ChiO wrote:Did a little digging relating to the German emigre/German Expressionism impact on American film noir by taking the movies in Film Noir: An Encyclopedic Reference to the American Style, since it is the generally acknowledged standard reference, listed for 1940, 1941, and 1942, the start of the Classic Age, and checking out where the directors and cinematographers were born and where they worked.
The hero’s self-inquisition and nightmare seems more like belated expressionism than film noir; compare this with Michael Redgrave’s putting himself on trial in Secret Beyond the Door (1947), where a similar idea seems less directly a product of German expressionist angst.
RedRiver wrote:..."Movies are about faces. Not scenery." This is no more evident than in Lewis Milestone's RAIN, with Joan Crawford. My thoughts on that visual poem are on another thread!
JackFavell - 7/11/10 wrote:I was trying to think of other nice girls in noir films, but in most noir films, even the nice girls turn out to be not quite so...The victims aren't exactly sweet and lovely either - in Born to Kill .... Isabel Jewell and the wonderful Esther Howard are about as nice as ...well...you fill in the blank. The sister in BTK, played by Audrey Long, is supposed to be sweet and rich, but she comes off a little worse for being in contact with all the sleazy people she is around. I feel the same way about Jeanne Crain in Leave Her to Heaven. Something seems not quite right about her, no matter how good and kind she is supposed to be. They are all tainted by the milieu....
CINEMAVEN: “Escorts were scarce during the war years.”
T-MAVE: “This is 1947.”
kingrat wrote:It’s fascinating to watch the 1931 version of The Maltese Falcon (dir. Roy Del Ruth), which lacks the perfection of John Huston’s classic version, but is an enjoyable film in its own right with many points of interest. The 1931 version is both somewhat abbreviated and not quite so well paced. Ricardo Cortez is more of a ladies’ man than Bogart, and the anonymous dame who adjusts her stocking as she exits his office will help you like the way this film opens. Una Merkel is a doll as Effie, Sam Spade’s secretary, smart and sassy, and he’s a dolt for not seeing that she’s the one for him. Thelma Todd is sexier than Gladys George as Iva Archer, and you have to love her line “What’s that dame doing in my kimono?” The way Bebe Daniels takes off the robe and throws it aside is pretty funny, too. No doubts in this pre-Code version that Spade is having an affair with her. Bebe Daniels is prettier and sexier than Mary Astor as Miss Wonderly, but Huston’s version develops the character much more, and Mary Astor gives a marvelous performance. 1931 may have Bebe in the bathtub, but it omits all mention of Brigid O’Shaugnessy.

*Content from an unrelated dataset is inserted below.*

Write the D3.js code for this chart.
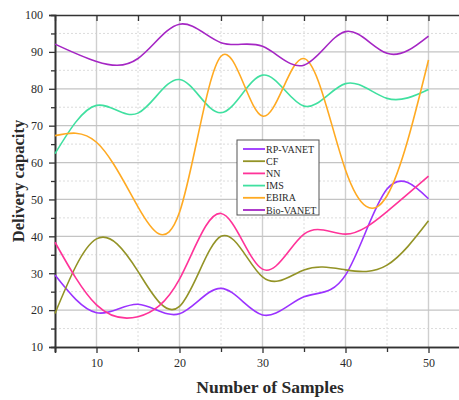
<!DOCTYPE html>
<html>
<head>
<meta charset="utf-8">
<script src="https://cdn.jsdelivr.net/npm/d3@7/dist/d3.min.js"></script>
<style>
  html, body { margin: 0; padding: 0; background: #fff; }
  svg { display: block; }
  text { font-family: "Liberation Serif", "DejaVu Serif", serif; fill: #2a2a2a; }
</style>
</head>
<body>
<svg id="chart" width="459" height="400"></svg>
<script>
// Sample counts on the x axis
const samples = [5, 10, 15, 20, 25, 30, 35, 40, 45, 50];

// Delivery capacity per method
const rpVanet  = [29.5, 19.3, 21.6, 19.0, 25.9, 18.7, 23.6, 29.5, 52.8, 50.2];
const cf       = [19.1, 39.3, 30.5, 21.0, 40.0, 29.0, 30.9, 30.9, 32.2, 44.2];
const nn       = [38.4, 21.4, 18.2, 28.4, 46.2, 31.1, 40.6, 40.6, 46.7, 56.3];
const ims      = [62.4, 75.5, 73.4, 82.5, 73.5, 83.7, 75.3, 81.4, 77.4, 79.8];
const ebira    = [67.3, 65.5, 48.0, 46.5, 88.8, 72.6, 88.2, 58.0, 51.0, 87.8];
const bioVanet = [92.1, 87.4, 88.2, 97.5, 92.5, 91.5, 86.4, 95.5, 89.6, 94.3];

const seriesNames  = ["RP-VANET", "CF", "NN", "IMS", "EBIRA", "Bio-VANET"];
const seriesValues = [rpVanet, cf, nn, ims, ebira, bioVanet];
const seriesColors = ["#9b33ff", "#939326", "#ff3399", "#40e0a0", "#ffaa22", "#a526c4"];

const xMajor = [10, 20, 30, 40, 50];
const xMinor = [5, 15, 25, 35, 45];
const yMajor = [10, 20, 30, 40, 50, 60, 70, 80, 90, 100];
const yMinor = [15, 25, 35, 45, 55, 65, 75, 85, 95];

const svg = d3.select("#chart");
const plotLeft = 55, plotRight = 470, plotTop = 15, plotBottom = 347;

const x = d3.scaleLinear().domain([5, 55]).range([plotLeft, plotRight]);
const y = d3.scaleLinear().domain([10, 100]).range([plotBottom, plotTop]);

// grid: dotted minor lines, solid major lines
const grid = svg.append("g");
grid.selectAll(".vminor").data(xMinor.filter(d => d > 5)).join("line")
  .attr("x1", d => x(d)).attr("x2", d => x(d)).attr("y1", plotTop).attr("y2", plotBottom)
  .attr("stroke", "#dcdcdc").attr("stroke-width", 1).attr("stroke-dasharray", "2,2");
grid.selectAll(".hminor").data(yMinor).join("line")
  .attr("x1", plotLeft).attr("x2", plotRight).attr("y1", d => y(d)).attr("y2", d => y(d))
  .attr("stroke", "#dcdcdc").attr("stroke-width", 1).attr("stroke-dasharray", "2,2");
grid.selectAll(".vmajor").data(xMajor).join("line")
  .attr("x1", d => x(d)).attr("x2", d => x(d)).attr("y1", plotTop).attr("y2", plotBottom)
  .attr("stroke", "#cfcfcf").attr("stroke-width", 1.4);
grid.selectAll(".hmajor").data(yMajor.filter(d => d > 10 && d < 100)).join("line")
  .attr("x1", plotLeft).attr("x2", plotRight).attr("y1", d => y(d)).attr("y2", d => y(d))
  .attr("stroke", "#c4c4c4").attr("stroke-width", 1.2);

// axes
const axisColor = "#333";
const xBottom = svg.append("g").attr("transform", `translate(0,${plotBottom})`)
  .call(d3.axisBottom(x).tickValues(xMajor).tickSize(6).tickPadding(5).tickFormat(d3.format("d")));
const xBottomMinor = svg.append("g").attr("transform", `translate(0,${plotBottom})`)
  .call(d3.axisBottom(x).tickValues(xMinor).tickSize(5).tickFormat(""));
const xTop = svg.append("g").attr("transform", `translate(0,${plotTop})`)
  .call(d3.axisTop(x).tickValues(xMajor.concat(xMinor)).tickSizeInner(-6).tickSizeOuter(0).tickFormat(""));
const yLeft = svg.append("g").attr("transform", `translate(${plotLeft},0)`)
  .call(d3.axisLeft(y).tickValues(yMajor).tickSize(6).tickPadding(6).tickFormat(d3.format("d")));
const yLeftMinor = svg.append("g").attr("transform", `translate(${plotLeft},0)`)
  .call(d3.axisLeft(y).tickValues(yMinor).tickSize(4).tickFormat(""));

[xBottom, xBottomMinor, xTop, yLeft, yLeftMinor].forEach(g => {
  g.select(".domain").attr("stroke", axisColor).attr("stroke-width", 1.6);
  g.selectAll(".tick line").attr("stroke", axisColor).attr("stroke-width", 1.3);
  g.selectAll(".tick text").attr("font-size", 12)
    .attr("font-family", "'Liberation Serif', serif").attr("fill", "#2a2a2a");
});

// series curves
const line = d3.line()
  .x((d, i) => x(samples[i]))
  .y(d => y(d))
  .curve(d3.curveNatural);

svg.append("g").selectAll("path").data(seriesValues).join("path")
  .attr("d", d => line(d))
  .attr("fill", "none")
  .attr("stroke", (d, i) => seriesColors[i])
  .attr("stroke-width", 1.6);

// axis titles
svg.append("text")
  .attr("x", 270).attr("y", 393)
  .attr("text-anchor", "middle")
  .attr("font-size", 17.5).attr("font-weight", "bold")
  .text("Number of Samples");

svg.append("text")
  .attr("transform", "translate(24,181) rotate(-90)")
  .attr("text-anchor", "middle")
  .attr("font-size", 16.5).attr("font-weight", "bold")
  .text("Delivery capacity");

// legend
const legend = svg.append("g");
legend.append("rect")
  .attr("x", 237).attr("y", 140).attr("width", 82).attr("height", 75)
  .attr("fill", "#fff").attr("stroke", "#555").attr("stroke-width", 1);
const rows = legend.selectAll("g.row").data(seriesNames).join("g")
  .attr("transform", (d, i) => `translate(0,${149 + i * 12.2})`);
rows.append("line")
  .attr("x1", 243).attr("x2", 265).attr("y1", 0).attr("y2", 0)
  .attr("stroke", (d, i) => seriesColors[i]).attr("stroke-width", 1.8);
rows.append("text")
  .attr("x", 266).attr("y", 0).attr("dy", "0.35em")
  .attr("font-size", 10)
  .text(d => d);
</script>
</body>
</html>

If you’re wondering how any supporting cast could compete with Sydney Greenstreet, Peter Lorre, and Elisha Cook, Jr.—for once, the word “iconic” seems justified--the answer is that the 1931 actors are pretty darn good. Dudley Digges lacks the girth of Greenstreet, but otherwise he’s just right as Gutman. Dwight Frye doesn’t have much screen time as Wilmer, but he’s perfectly cast. His eyes show that the soul within is deeply disturbed. Spade doesn’t taunt Wilmer in this version, but it’s abundantly clear that Gutman and Wilmer are having a sexual relationship. When Gutman says, “I love him like a son,” this is obviously, and amusingly, not the case. Otto Matieson is a fine Joel Cairo, and his appearance in Spade’s office is the scene least changed in Huston’s film. Here Miss Wonderly doesn’t taunt Cairo about the boy in Istanbul, but he’s rather obviously gay. Three gay villains, and none of them exactly stereotyped.
Bogart’s Sam Spade seems less amoral than Cortez but more hard-bitten, a nastier customer but one we care about more. Huston is the better director, but Del Ruth has many nice touches, like Miss Wonderly cheating at solitaire as they wait for the falcon to be delivered.